You also need to report on the 941 tax form how much money you withheld from the employee’s checks for federal withholding. You can do this manually (by looking through the payroll records) or algebraically (by comparing whatever the 941 or 942 shows as the total Social Security and Medicare taxes amount with the total payments made to the IRS).

You know what, though? If your accountant fills out the 941 or 942 for you, you don’t even need to read the stuff in the preceding three sections. Your accountant won’t have any problem completing the quarterly payroll tax return by using the Quicken report, and in fact — I kid you not — he or she will probably even enjoy it.

tip.eps Even if you want to do payroll returns yourself in the future, have your tax accountant prepare the first return. Then you can use that return as a template for correctly preparing any future returns.

Computing annual returns and wage statements

At year end, you need to file some annual returns, such as the 940 federal unemployment tax return and the W-2 and W-3 wage statements. (You need to prepare these by hand. Perhaps to protest all the work that small businesses have to do to comply with tax laws, you could prepare these forms by hand, using a cheap ballpoint pen. Just an idea.)

As a practical matter, as long as you’re doing payroll for a single employee, the only thing that’s different about filling out these reports is that you need to use a Cash Flow report that covers the entire year — not just a single quarter. So you need to enter the range of dates in the Cash Flow report dialog box as January 1 and December 31.
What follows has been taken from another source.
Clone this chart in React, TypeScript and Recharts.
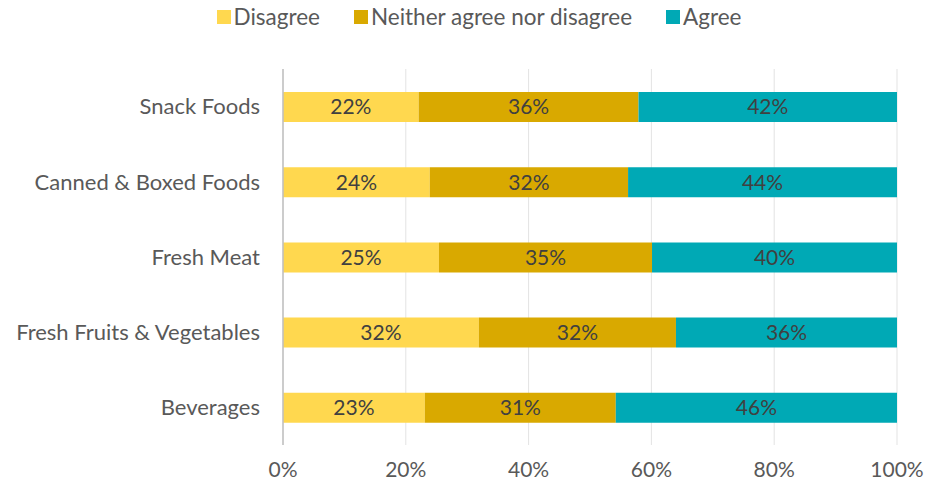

The 940 annual return is darn easy if you’ve been wrestling with the 941 or 942 quarterly returns. The 940 annual return works the same basic way as those more difficult quarterly tax returns. You print the old payroll report, enter a few numbers, and then write a check for the amount you owe.

remember.eps You need to prepare annual state unemployment summaries before preparing the 940. The 940 requires information from the state returns.

For the W-2 statements and the summary W-3 (which summarizes your W-2s), you just print the old Cash Flow report. Then, carefully following directions, enter the gross wages, the Social Security and Medicare taxes withheld, and the federal income taxes withheld in the appropriate blanks.

If you have a little trouble, call the IRS. If you have a lot of trouble, splurge and hire someone to do it. Again, any experienced bookkeeper can do the job for you.

Doing the state payroll taxes thing

I haven’t talked about state payroll taxes — at least not in any great detail. I wish I could provide this sort of detailed, state-specific help to you. Unfortunately, doing so would make this chapter about 150 pages long. It would also cause me to go stark raving mad.

You still need to deal with state payroll taxes, however. State payroll taxes follow the same basic mechanics that you apply to federal payroll taxes. state income tax works the same way federal income tax works, employer-paid state unemployment taxes work the same way employer-paid federal unemployment taxes work, and employee-paid state taxes work the same way employee-paid Social Security and Medicare taxes work.

If you’re tuned in to how federal payroll taxes work in Quicken, you really shouldn’t have a problem with the mechanics of state payroll taxes.